Mais il y avait dans deux ou trois villes françaises des représentants du Conseil général, investis par celui-ci de pleins pouvoirs, véritables proconsuls, qui s’occupaient, non à faire une propagande de principes, mais à calomnier et à proscrire ceux qui ne s’inclinaient pas devant leur autorité et celle des hommes de Londres. À Montpellier, par exemple, un étudiant en médecine, Paul Brousse, qui était en correspondance avec Jules Guesde, avait commis le crime d’engager les socialistes de cette ville à observer la neutralité dans la querelle qui divisait l’Internationale[3] : pour ce fait, son expulsion fut prononcée par un agent du Conseil général nommé d’Entraygues, que nous retrouverons plus loin. Des lettres diffamatoires étaient envoyées de Londres, par Serraillier et d’autres, contre d’anciens membres de la Commune, devenus membres de la Fédération jurassienne ; Mlle Eleanor Marx elle-même collabora à cette belle œuvre, en écrivant à l’une des deux jeunes Alsaciennes avec qui nous étions en relations, Élise Grimm, dont elle avait fait la connaissance à Londres, pour tâcher de la brouiller avec Mme André Léo ; elle n’y réussit pas ; avertie de cette manœuvre, Mme Champseix écrivait à ses jeunes amies (août 1872) : « Les Jurassiens, attaqués si vilainement dans leur honneur, se sont défendus en hommes de cœur, — pas en anges, c’est vrai : mais ils ne sont pas chrétiens... Vous avez jugé la lettre de Mlle Marx. Cette jeune personne qui écrit de si jolies choses, si elle n’est pas idiote, elle est responsable, et je ne saurais l’excuser. Je suis épouvantée de tant de méchanceté ignoble de la part de ces soi-disant socialistes[4]. »

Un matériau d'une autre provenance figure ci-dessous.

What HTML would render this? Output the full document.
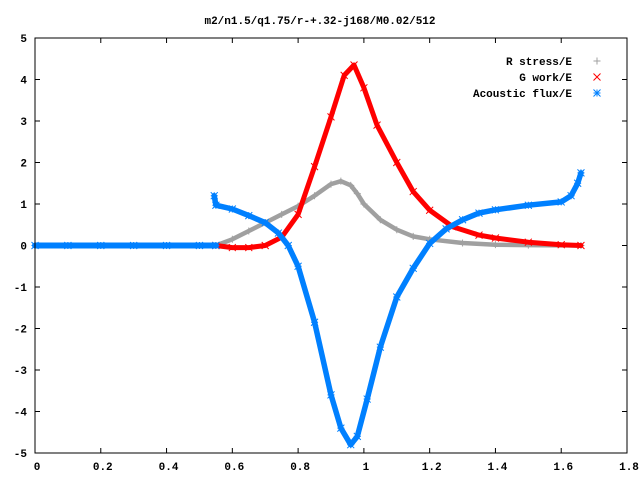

Le 29 août 1872 (quatre jours avant le Congrès de la Haye), Malon écrivait de Chiasso (Tessin), où il se trouvait depuis la seconde moitié de juin, à Mathilde Rœderer :


Parlons encore de ce différend dans l’Internationale. Il vous désole : c’est juste. Cependant n’y a-t-il au fond que des haines personnelles ? Pour Marx, Outine, Bakounine, Serraillier, Vaillant, eh

  1. Allusion à la salutation des Fraticelli du XIVe siècle : « Au nom de celui à qui on a fait tort (Satan), salut ! », citée par Bakounine dans la Théologie politique de Mazzini, p. 56 (voir ci-dessus, p. 233).
  2. Lettre communiquée par Mme Charles Keller.
  3. « À Montpellier, M. Guesde avait pour confident un nommé Paul Brousse, étudiant en médecine, qui tâchait de faire de la propagande allianciste dans tout l’Hérault... Peu de temps avant le Congrès de la Haye,... Brousse tenta d’engager la Section de Montpellier... à ne pas se prononcer jusqu’à ce que le Congrès eût décidé les affaires pendantes » (L’Alliance, etc., p. 51).
  4. Lettre communiquée par Mme Charles Keller.